Having fallen into this supernatural trap, Alex is offered a chance to stay alive if he writes a new story for Ritter’s witch every night that meets with her approval. In the meantime, he befriends another prisoner, Yasmin (Lidya Jewett), who’s been under the witch’s thumb for a long time and can help him navigate an apartment full of macabre surprises, like a night garden populated by strange plants and diabolical creatures. He also gains access to a massive library that ignites his imagination while offering clues toward a secret pathway to freedom. He just needs to keep turning in good stories on deadline to a tough editor — which sounds like a job in journalism, frankly.

Best known for playing the title character in Tom McCarthy’s Disney Plus feature “Timmy Failure: Mistakes Were Made,” Fegley adds a year and a pair of spectacles to a similar brand of preteen precociousness, but “Nightbooks” grounds his character in a more recognizable fear and anxiety. The irony at the film’s center is that the witch provides Alex with a more attentive and appreciative audience for his work than his parents or his peers. Ritter is like Kathy Bates in “Misery”: She wants the stories to go in a specific direction — no happy endings allowed — but no one can say she’s not fully invested in her captive’s writing.

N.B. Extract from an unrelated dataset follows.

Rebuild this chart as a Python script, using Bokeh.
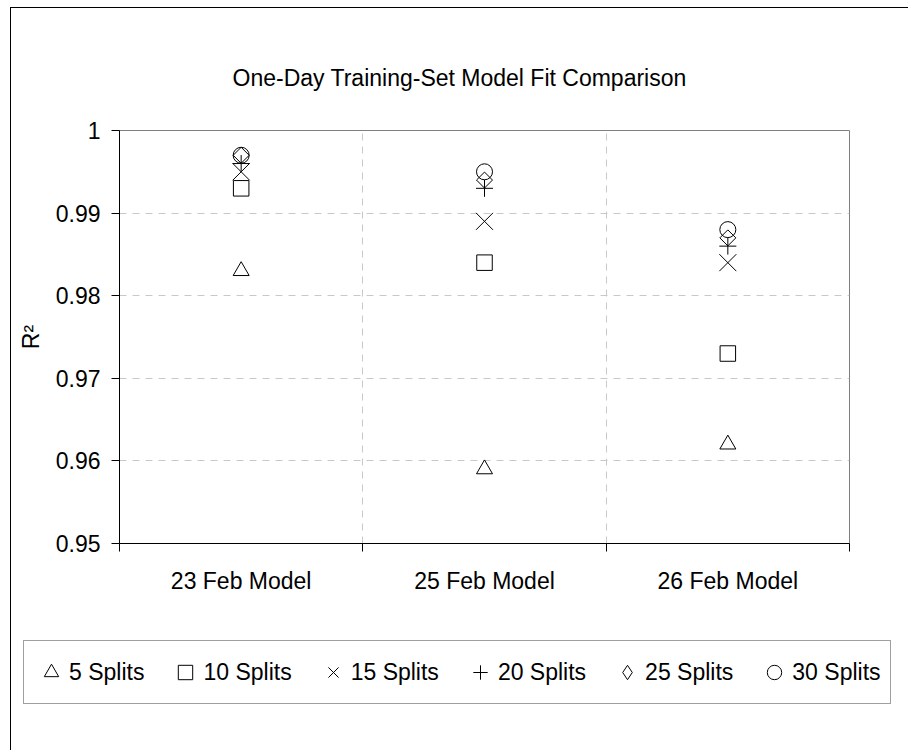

In turning the witch’s apartment into a carnival funhouse, director David Yarovesky (“Brightburn”) and his production designer, Anastasia Masaro, create a varied and borderless array of secret rooms that act as both a spooky prison for Alex and Yazmin and a space of limitless possibility. Younger children may flee from Yarovesky’s aggressive cinematics, but “Nightbooks” was made for the Alexes of the world, who are too young for the vast majority of horror movies, but want to experience those Halloween monsters come to life. For them, this is the ideal gateway into the macabre.